On Thu, May 11, 2017 at 09:17:39AM +0200, Michal Privoznik wrote:
Dear list,
you might have seen a discussion about virsh, and adding some new
features to it [1]. While the feature was rejected, it got me thinking.
What options do we offer for sysadmins that:
a) want to stay in command line
b) want higher level mgmt of their domains
c) yet want to manage a single host
Basically, virsh is just too low level for some operations (and using it
in non-interactive mode from a script can mean hundreds of connections).
Then we have virt-manager, which suits b) and c), but it's not a CLI
tool. Therefore I was thinking whether we should start a new project on
the top of libvirt that would fit all three points.
Personally, I've never been a sysadmin, so perhaps I am not the best one
to write the tool. But I'm open for suggestions.
What do you think?
Given the deprecation of TUI mode of virt-manager, I'd guess it's not
something that would be so beneficial. I'm not saying people don't want
it, but the market is so spread out that every few people will have so
different usage cases that it's more advantageous for each one of them
to cook up a small tool for their usage. I think the bindings we
provide are sufficient to simply create your own TUI with some easy TUI
library.
That's why there are things like virt-manager.el for emacs, nemu as a
new ebuild in gentoo, and I believe many others that I don't remember.

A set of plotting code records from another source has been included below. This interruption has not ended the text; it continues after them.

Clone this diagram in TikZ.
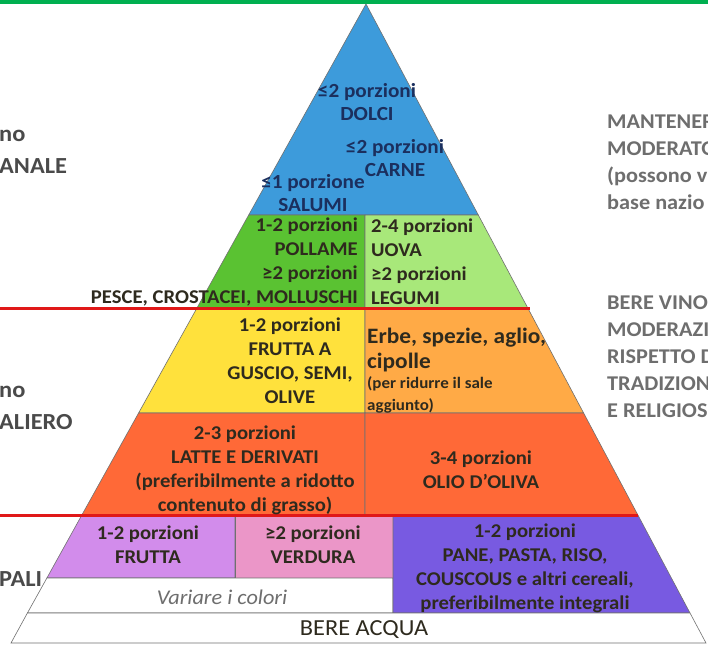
\documentclass[tikz,border=0pt]{standalone}
\usepackage{fontspec}
\setmainfont{Carlito}[FakeStretch=1.06]
\definecolor{topgreen}{HTML}{00AF50}
\definecolor{cblue}{HTML}{3D9BDB}
\definecolor{cgreenA}{HTML}{5AC232}
\definecolor{cgreenB}{HTML}{A8E87A}
\definecolor{cyellow}{HTML}{FFE13C}
\definecolor{corangeA}{HTML}{FFAA46}
\definecolor{corangeB}{HTML}{FF6937}
\definecolor{cpinkA}{HTML}{D28CEB}
\definecolor{cpinkB}{HTML}{EB96C8}
\definecolor{cpurple}{HTML}{785AE1}
\definecolor{credline}{HTML}{E01818}
\definecolor{navytext}{HTML}{1B2F5E}
\definecolor{darktext}{HTML}{2E2A1E}
\definecolor{sidegrey}{HTML}{6E6E6E}
\definecolor{leftgrey}{HTML}{4A4A4A}
\definecolor{edgegrey}{HTML}{707070}
\begin{document}
\begin{tikzpicture}[x=1pt,y=-1pt,
  band/.style={draw=edgegrey,line width=0.6pt},
  redline/.style={draw=credline,line width=3pt},
  bandtext/.style={inner sep=0pt,text=darktext,font=\fontsize{19.5}{24}\selectfont\bfseries},
  bluetext/.style={bandtext,text=navytext,font=\fontsize{20}{23}\selectfont\bfseries},
  sidetext/.style={inner sep=0pt,anchor=west,text=sidegrey,align=left,font=\fontsize{21}{27}\selectfont\bfseries},
  lefttext/.style={inner sep=0pt,anchor=west,text=leftgrey,font=\fontsize{23}{24}\selectfont\bfseries}]
\useasboundingbox (0,0) rectangle (708,645);
\clip (0,0) rectangle (708,645);
\fill[white] (0,0) rectangle (708,645);
\fill[topgreen] (0,0) rectangle (708,4);
% corners
\coordinate (apex) at (366,4);
\coordinate (l1) at (248.7,215); \coordinate (r1) at (478.3,215); \coordinate (m1) at (365,215);
\coordinate (l2) at (196.4,309); \coordinate (r2) at (528.3,309); \coordinate (m2) at (365,309);
\coordinate (l3) at (138.6,413); \coordinate (r3) at (583.6,413); \coordinate (m3) at (365,413);
\coordinate (l4) at (81.3,516);  \coordinate (r4) at (638.4,516); \coordinate (m4) at (365,516);
\coordinate (p4) at (235,516); \coordinate (q4) at (393,516);
\coordinate (l5) at (46.9,578); \coordinate (p5) at (235,578); \coordinate (q5) at (393,578);
\coordinate (l6) at (27.4,613); \coordinate (q6) at (393,613); \coordinate (r6) at (690,613);
\coordinate (l7) at (11,643); \coordinate (r7) at (706,643);
% bands
\filldraw[band,fill=cblue] (apex) -- (r1) -- (l1) -- cycle;
\filldraw[band,fill=cgreenA] (l1) -- (m1) -- (m2) -- (l2) -- cycle;
\filldraw[band,fill=cgreenB] (m1) -- (r1) -- (r2) -- (m2) -- cycle;
\filldraw[band,fill=cyellow] (l2) -- (m2) -- (m3) -- (l3) -- cycle;
\filldraw[band,fill=corangeA] (m2) -- (r2) -- (r3) -- (m3) -- cycle;
\filldraw[band,fill=corangeB] (l3) -- (m3) -- (m4) -- (l4) -- cycle;
\filldraw[band,fill=corangeB] (m3) -- (r3) -- (r4) -- (m4) -- cycle;
\filldraw[band,fill=cpinkA] (l4) -- (p4) -- (p5) -- (l5) -- cycle;
\filldraw[band,fill=cpinkB] (p4) -- (q4) -- (q5) -- (p5) -- cycle;
\filldraw[band,fill=white] (l5) -- (q5) -- (q6) -- (l6) -- cycle;
\filldraw[band,fill=cpurple] (q4) -- (r4) -- (r6) -- (q6) -- cycle;
\filldraw[band,fill=white] (l6) -- (r6) -- (r7) -- (l7) -- cycle;
% red lines
\coordinate (ra0) at (0,308.5); \coordinate (ra1) at (530,308.5);
\coordinate (rb0) at (0,515.5); \coordinate (rb1) at (638,515.5);
\draw[redline] (ra0) -- (ra1);
\draw[redline] (rb0) -- (rb1);
% blue texts
\node[bluetext,align=center] (dolci) at (367,102) {≤2 porzioni\\DOLCI};
\node[bluetext,align=center] (carne) at (395,158) {≤2 porzioni\\CARNE};
\node[bluetext,align=center] (salumi) at (313,193) {≤1 porzione\\SALUMI};
% green
\node[bandtext,align=right,anchor=east] (pollame) at (358,262) {1-2 porzioni\\POLLAME\\≥2 porzioni\\PESCE, CROSTACEI, MOLLUSCHI};
\node[bandtext,align=left,anchor=west] (uova) at (371,262) {2-4 porzioni\\UOVA\\≥2 porzioni\\LEGUMI};
% yellow / orange
\node[bandtext,align=center] (guscio) at (290,361) {1-2 porzioni\\FRUTTA A\\GUSCIO, SEMI,\\OLIVE};
\node[bandtext,align=left,anchor=west,font=\fontsize{22}{25}\selectfont\bfseries] (erbe) at (367,350) {Erbe, spezie, aglio,\\cipolle};
\node[bandtext,align=left,anchor=west,font=\fontsize{16}{22}\selectfont\bfseries] (sale) at (367,395) {(per ridurre il sale\\aggiunto)};
% orange-red
\node[bandtext,align=center] (latte) at (245,470) {2-3 porzioni\\LATTE E DERIVATI\\(preferibilmente a ridotto\\contenuto di grasso)};
\node[bandtext,align=center] (olio) at (481,470) {3-4 porzioni\\OLIO D’OLIVA};
% bottom
\node[bandtext,align=center] (frutta) at (148,545) {1-2 porzioni\\FRUTTA};
\node[bandtext,align=center] (verdura) at (313,545) {≥2 porzioni\\VERDURA};
\node[inner sep=0pt,text=sidegrey,font=\fontsize{21}{22}\selectfont\itshape] (variare) at (222,597) {Variare i colori};
\node[bandtext,align=center] (pane) at (525,568) {1-2 porzioni\\PANE, PASTA, RISO,\\COUSCOUS e altri cereali,\\preferibilmente integrali};
\node[inner sep=0pt,text=darktext,font=\fontsize{23}{24}\selectfont] (acqua) at (364,630) {BERE ACQUA};
% left side
\node[lefttext] (la) at (-1,136) {no};
\node[lefttext] (lb) at (-1,166) {ANALE};
\node[lefttext] (lc) at (-1,392) {no};
\node[lefttext] (ld) at (-1,422) {ALIERO};
\node[lefttext] (le) at (-1,579) {PALI};
% right side
\node[sidetext] (ra) at (607,162) {MANTENER\\MODERATO\\(possono v\\base nazio};
\node[sidetext] (rb) at (607,357) {BERE VINO\\MODERAZI\\RISPETTO D\\TRADIZION\\E RELIGIOS};
\end{tikzpicture}
\end{document}
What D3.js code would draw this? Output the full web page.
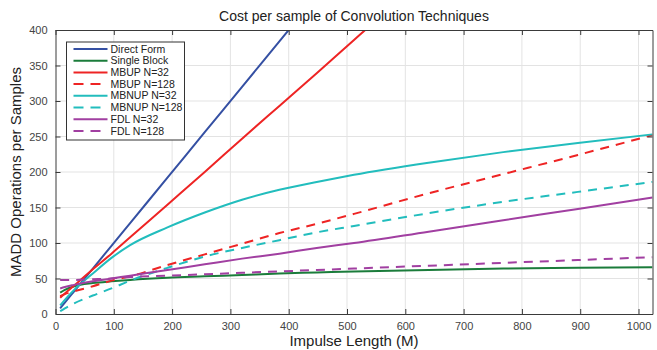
<!DOCTYPE html>
<html>
<head>
<meta charset="utf-8">
<script src="https://cdn.jsdelivr.net/npm/d3@7"></script>
<style>
  body { margin: 0; background: #fff; }
  #chart { width: 657px; height: 350px; }
  text { font-family: Helvetica, Arial, "Liberation Sans", sans-serif; }
</style>
</head>
<body>
<div id="chart"></div>
<script>
// Impulse lengths (M) where the curves were read
const impulseLengths = [8, 16, 32, 64, 96, 128, 192, 256, 320, 384, 448, 512, 640, 768, 896, 1024];

// MADD operations per sample, one array per technique
const directForm   = [8, 16, 32, 64, 96, 128, 192, 256, 320, 384, 448, 512, 640, 768, 896, 1024];
const singleBlock  = [30, 34, 39, 43.5, 46, 48, 51, 53, 55, 57, 58.5, 60, 62, 64, 65, 66];
const mbup32       = [23, 29, 40, 63, 85, 108, 154, 200, 247, 293, 339, 386, 478, 570, 662, 754];
const mbup128      = [25, 28, 32, 39, 47, 53, 69, 84, 99, 114, 127, 141, 170, 197, 224, 252];
const mbnup32      = [12, 20, 34, 57, 79, 97, 122, 143, 161, 175, 186, 196, 213, 228, 241, 253];
const mbnup128     = [4, 8, 15, 26, 36, 47, 65, 81, 93, 104, 115, 124, 142, 158, 172, 186];
const fdl32        = [36, 38, 41, 46, 50, 54, 62, 70, 78, 85, 93, 100, 116, 132, 148, 164];
const fdl128       = [48, 48, 48, 49, 50, 52, 54, 56, 58, 60, 62, 64, 68, 72, 76, 80];

const seriesNames = ['Direct Form', 'Single Block', 'MBUP N=32', 'MBUP N=128',
                     'MBNUP N=32', 'MBNUP N=128', 'FDL N=32', 'FDL N=128'];

const xTicks = [0, 100, 200, 300, 400, 500, 600, 700, 800, 900, 1000];
const yTicks = [0, 50, 100, 150, 200, 250, 300, 350, 400];

function drawChart(selector) {
    const series = [
        { name: seriesNames[0], values: directForm,  color: '#3550a3', dashed: false },
        { name: seriesNames[1], values: singleBlock, color: '#1b7c3b', dashed: false },
        { name: seriesNames[2], values: mbup32,      color: '#ee2424', dashed: false },
        { name: seriesNames[3], values: mbup128,     color: '#ee2424', dashed: true },
        { name: seriesNames[4], values: mbnup32,     color: '#22bdbd', dashed: false },
        { name: seriesNames[5], values: mbnup128,    color: '#22bdbd', dashed: true },
        { name: seriesNames[6], values: fdl32,       color: '#a13fa1', dashed: false },
        { name: seriesNames[7], values: fdl128,      color: '#a13fa1', dashed: true }
    ];

    const containerWidth = 657;
    const containerHeight = 350;
    const margin = { top: 30, right: 4.5, bottom: 36, left: 55.5 };
    const width = containerWidth - margin.left - margin.right;
    const height = containerHeight - margin.top - margin.bottom;

    const svg = d3.select(selector).append('svg')
        .attr('width', containerWidth)
        .attr('height', containerHeight)
        .append('g')
        .attr('transform', `translate(${margin.left},${margin.top})`);

    const x = d3.scaleLinear().domain([0, 1024]).range([0, width]);
    const y = d3.scaleLinear().domain([0, 400]).range([height, 0]);

    // Grid
    svg.append('g')
        .selectAll('line.vgrid')
        .data(xTicks.filter(t => t > 0))
        .enter().append('line')
        .attr('x1', d => x(d)).attr('x2', d => x(d))
        .attr('y1', 0).attr('y2', height)
        .style('stroke', '#e3e3e3').style('stroke-width', 1);

    svg.append('g')
        .selectAll('line.hgrid')
        .data(yTicks.filter(t => t > 0 && t < 400))
        .enter().append('line')
        .attr('x1', 0).attr('x2', width)
        .attr('y1', d => y(d)).attr('y2', d => y(d))
        .style('stroke', '#e3e3e3').style('stroke-width', 1);

    // Lines, clipped to the plot box
    svg.append('defs').append('clipPath')
        .attr('id', 'plot-clip')
        .append('rect')
        .attr('width', width)
        .attr('height', height);

    const line = d3.line()
        .x((d, i) => x(impulseLengths[i]))
        .y(d => y(d))
        .curve(d3.curveMonotoneX);

    svg.append('g')
        .attr('clip-path', 'url(#plot-clip)')
        .selectAll('path')
        .data(series)
        .enter().append('path')
        .attr('d', d => line(d.values))
        .style('fill', 'none')
        .style('stroke', d => d.color)
        .style('stroke-width', 2)
        .style('stroke-dasharray', d => d.dashed ? '9,7' : null);

    // Axes (ticks inside, box on all sides)
    const axisColor = '#3a3a3a';
    const xAxis = svg.append('g')
        .attr('transform', `translate(0,${height})`)
        .call(d3.axisBottom(x).tickValues(xTicks).tickFormat(d3.format('d'))
            .tickSizeInner(-5).tickSizeOuter(0).tickPadding(8));
    const yAxis = svg.append('g')
        .call(d3.axisLeft(y).tickValues(yTicks).tickFormat(d3.format('d'))
            .tickSizeInner(-5).tickSizeOuter(0).tickPadding(8));
    const xTop = svg.append('g')
        .call(d3.axisTop(x).tickValues(xTicks).tickSizeInner(-5).tickSizeOuter(0).tickFormat(''));
    const yRight = svg.append('g')
        .attr('transform', `translate(${width},0)`)
        .call(d3.axisRight(y).tickValues(yTicks).tickSizeInner(-5).tickSizeOuter(0).tickFormat(''));

    [xAxis, yAxis, xTop, yRight].forEach(a => {
        a.selectAll('path').style('stroke', axisColor);
        a.selectAll('line').style('stroke', axisColor);
        a.selectAll('text')
            .style('fill', '#444')
            .style('font-size', '11px')
            .style('font-family', 'Helvetica, Arial, "Liberation Sans", sans-serif');
    });

    // Title and axis labels
    svg.append('text')
        .attr('x', width / 2)
        .attr('y', -9)
        .style('text-anchor', 'middle')
        .style('font-size', '14px')
        .style('fill', '#222')
        .text('Cost per sample of Convolution Techniques');

    svg.append('text')
        .attr('x', width / 2)
        .attr('y', height + 32)
        .style('text-anchor', 'middle')
        .style('font-size', '15px')
        .style('fill', '#222')
        .text('Impulse Length (M)');

    svg.append('text')
        .attr('transform', 'rotate(-90)')
        .attr('x', -height / 2)
        .attr('y', -35)
        .style('text-anchor', 'middle')
        .style('font-size', '15px')
        .style('fill', '#222')
        .text('MADD Operations per Samples');

    // Legend
    const legend = svg.append('g')
        .attr('transform', 'translate(11,12)');

    legend.append('rect')
        .attr('width', 118)
        .attr('height', 98)
        .style('fill', '#fff')
        .style('stroke', '#333')
        .style('stroke-width', 1);

    const rows = legend.selectAll('g.row')
        .data(series)
        .enter().append('g')
        .attr('transform', (d, i) => `translate(0,${7 + i * 11.7})`);

    rows.append('line')
        .attr('x1', 7).attr('x2', 41)
        .style('stroke', d => d.color)
        .style('stroke-width', 2)
        .style('stroke-dasharray', d => d.dashed ? '10,7' : null);

    rows.append('text')
        .attr('x', 44)
        .attr('dy', '0.35em')
        .style('font-size', '10.5px')
        .style('fill', '#222')
        .text(d => d.name);
}

drawChart('#chart');
</script>
</body>
</html>
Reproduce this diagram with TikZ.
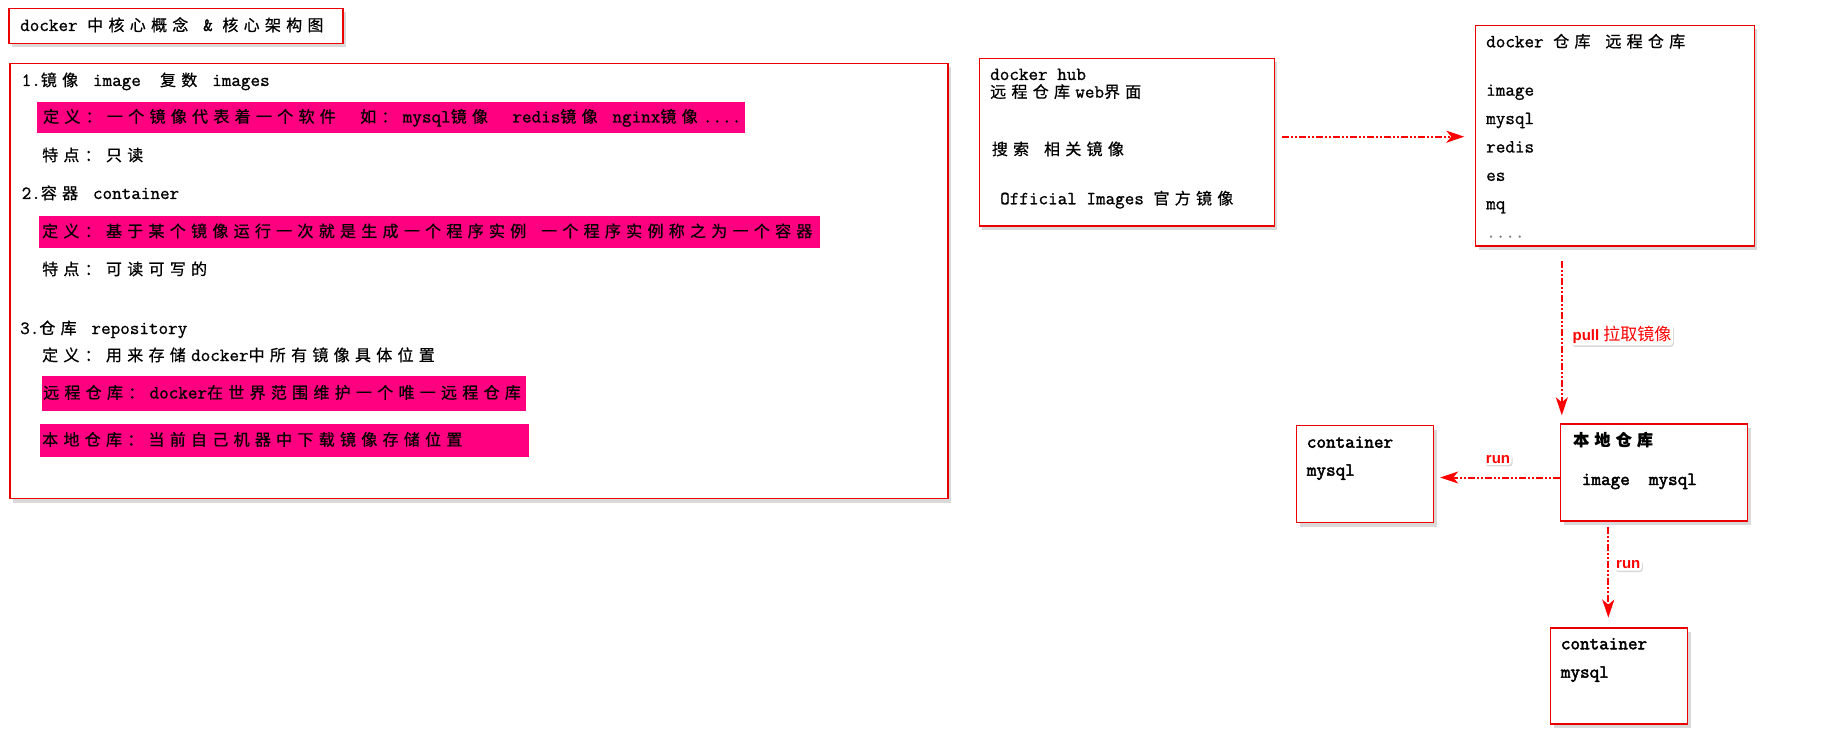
\documentclass[tikz,border=0pt]{standalone}
\usepackage{fontspec}
\setmainfont{Latin Modern Mono}[FakeBold = 1, BoldFont = Latin Modern Mono, BoldFeatures = {FakeBold = 2.5}]
\newfontfamily\cjkfont[Scale = 0.86, LetterSpace = 33, FakeBold = 0.6]{Noto Sans CJK SC}
\newfontfamily\cjktight{Noto Sans CJK SC}
\newfontfamily\tagfont{Liberation Sans}
\usetikzlibrary{arrows.meta, shadows, positioning}
\newcommand{\zh}[1]{{\cjkfont #1\kern 5.3pt}}
\definecolor{hotpink}{RGB}{255,0,128}
\definecolor{boxred}{RGB}{235,0,0}

\tikzset{
  box/.style = {draw = boxred, line width = 1.4pt, fill = white, inner sep = 0pt,
    drop shadow = {shadow xshift = 3pt, shadow yshift = -4pt, opacity = 0.3}},
  txt/.style = {anchor = west, inner sep = 0pt, text height = 13pt, text depth = 3pt},
  txtb/.style = {txt, font = \fontsize{18.6}{22}\selectfont\bfseries},
  hl/.style = {fill = hotpink, anchor = west, inner sep = 0pt},
  flow/.style = {draw = red, line width = 2pt,
    dash pattern = on 7pt off 2pt on 2pt off 2pt on 2pt off 2pt,
    -{Stealth[length = 18pt, width = 12pt, inset = 5pt]}},
  tag/.style = {fill = white, text = red, rounded corners = 3pt, inner sep = 1.5pt,
    font = \tagfont\bfseries\fontsize{15}{16}\selectfont,
    drop shadow = {shadow xshift = 1pt, shadow yshift = -1.5pt, opacity = 0.3}}
}

\begin{document}
\begin{tikzpicture}[x = 1pt, y = -1pt, font = \fontsize{18.6}{22}\selectfont]
	 \useasboundingbox (0, 0) rectangle (1842, 746);

	 % title
	 \node[box, minimum width = 334pt, minimum height = 35pt] (title) at (176, 26) {};
	 \node[txt] (titletxt) at (20, 26) {docker \zh{中核心概念} \& \zh{核心架构图}};

	 % concepts
	 \node[box, minimum width = 938pt, minimum height = 435pt] (concepts) at (479, 281) {};
	 \node[hl, minimum width = 708pt, minimum height = 31pt] (imgbar) at (37, 117.5) {};
	 \node[hl, minimum width = 781pt, minimum height = 32pt] (ctrbar) at (39, 232) {};
	 \node[hl, minimum width = 484pt, minimum height = 35pt] (remotebar) at (42, 393.5) {};
	 \node[hl, minimum width = 489pt, minimum height = 33pt] (localbar) at (40, 440.5) {};

	 \node[txt] (img) at (21.5, 81) {1.\zh{镜像} image\ \ \zh{复数} images};
	 \node[txt] (imgdef) at (43, 117.5)
	 {\zh{定义：一个镜像代表着一个软件}\ \ \zh{如：}mysql\zh{镜像}\ \ redis\zh{镜像} nginx\zh{镜像}....};
	 \node[txt] (imgfeat) at (42, 156) {\zh{特点：只读}};
	 \node[txt] (ctr) at (21.5, 194) {2.\zh{容器} container};
	 \node[txt] (ctrdef) at (42, 232)
	 {\zh{定义：基于某个镜像运行一次就是生成一个程序实例} \zh{一个程序实例称之为一个容器}};
	 \node[txt] (ctrfeat) at (42, 270) {\zh{特点：可读可写的}};
	 \node[txt] (repo) at (20, 329) {3.\zh{仓库} repository};
	 \node[txt] (repodef) at (42, 356) {\zh{定义：用来存储}docker\zh{中所有镜像具体位置}};
	 \node[txt] (remote) at (43, 393.5) {\zh{远程仓库：}docker\zh{在世界范围维护一个唯一远程仓库}};
	 \node[txt] (local) at (42, 440.5) {\zh{本地仓库：当前自己机器中下载镜像存储位置}};

	 % docker hub
	 \node[box, minimum width = 295pt, minimum height = 167.7pt] (hub) at (1126.8, 142.2) {};
	 \node[txt] (hubname) at (990, 75) {docker hub};
	 \node[txt] (hubweb) at (990, 92.7) {\zh{远程仓库}web\zh{界面}};
	 \node[txt] (hubsearch) at (991.7, 150) {\zh{搜索} \zh{相关镜像}};
	 \node[txt] (hubofficial) at (1000, 199.3) {Official Images \zh{官方镜像}};

	 % remote registry
	 \node[box, minimum width = 278.6pt, minimum height = 220.7pt] (registry) at (1615, 135.7) {};
	 \node[txt] (regtitle) at (1486, 42.3) {docker \zh{仓库} \zh{远程仓库}};
	 \foreach \name [count = \i] in {image, mysql, redis, es, mq}
	 \node[txt] (reg\i) at (1486, 62.3 + 28.4 * \i) {\name};
	 \node[txt, text = gray] (regmore) at (1486, 232.7) {....};

	 % local registry and containers
	 \node[box, minimum width = 187pt, minimum height = 97pt] (localrepo) at (1654, 472.5) {};
	 \node[txtb] (localname) at (1573, 440.7) {\zh{本地仓库}};
	 \node[txtb] (localimg) at (1581.7, 480) {image\ \ mysql};

	 \node[box, minimum width = 137pt, minimum height = 97pt] (ctrleft) at (1365, 474) {};
	 \node[txtb] (ctrleftname) at (1306.7, 442.7) {container};
	 \node[txtb] (ctrleftimg) at (1306.7, 470.7) {mysql};

	 \node[box, minimum width = 137pt, minimum height = 96pt] (ctrbottom) at (1619, 676) {};
	 \node[txtb] (ctrbottomname) at (1560.7, 644.3) {container};
	 \node[txtb] (ctrbottomimg) at (1560.7, 672.7) {mysql};

	 % connectors
	 \draw[flow, shorten <= 7.4pt, shorten >= 10.7pt] ([yshift = 5.5pt]hub.east) -- ([yshift = 5.5pt]hub.east -| registry.west);
	 \draw[flow, shorten <= 14pt, shorten >= 8pt] ([xshift = 2pt]localrepo.north west |- registry.south) -- ([xshift = 2pt]localrepo.north west);
	 \node[tag] (pulltag) at (1622, 335) {pull {\cjktight\mdseries\fontsize{17}{18}\selectfont 拉取镜像}};
	 \draw[flow, shorten >= 6pt] ([yshift = -5pt]localrepo.west) -- ([yshift = -5pt]localrepo.west -| ctrleft.east);
	 \node[tag] (runleft) at (1498, 459.3) {run};
	 \draw[flow, shorten <= 5pt, shorten >= 9.7pt] ([xshift = -45.7pt]localrepo.south) -- ([xshift = -45.7pt]localrepo.south |- ctrbottom.north);
	 \node[tag] (rundown) at (1628.3, 565) {run};
\end{tikzpicture}
\end{document}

Some of them are definitely just for fun, but there are some that
probably people wanted to use.
Adding more stuff to add functionality to (considering how many places
we have already) could make the code worse as many people are not
cleaning up after themselves already.
But if you want to do that, I'm not going to stand in your way ;) This
is just my personal opinion on what you asked about.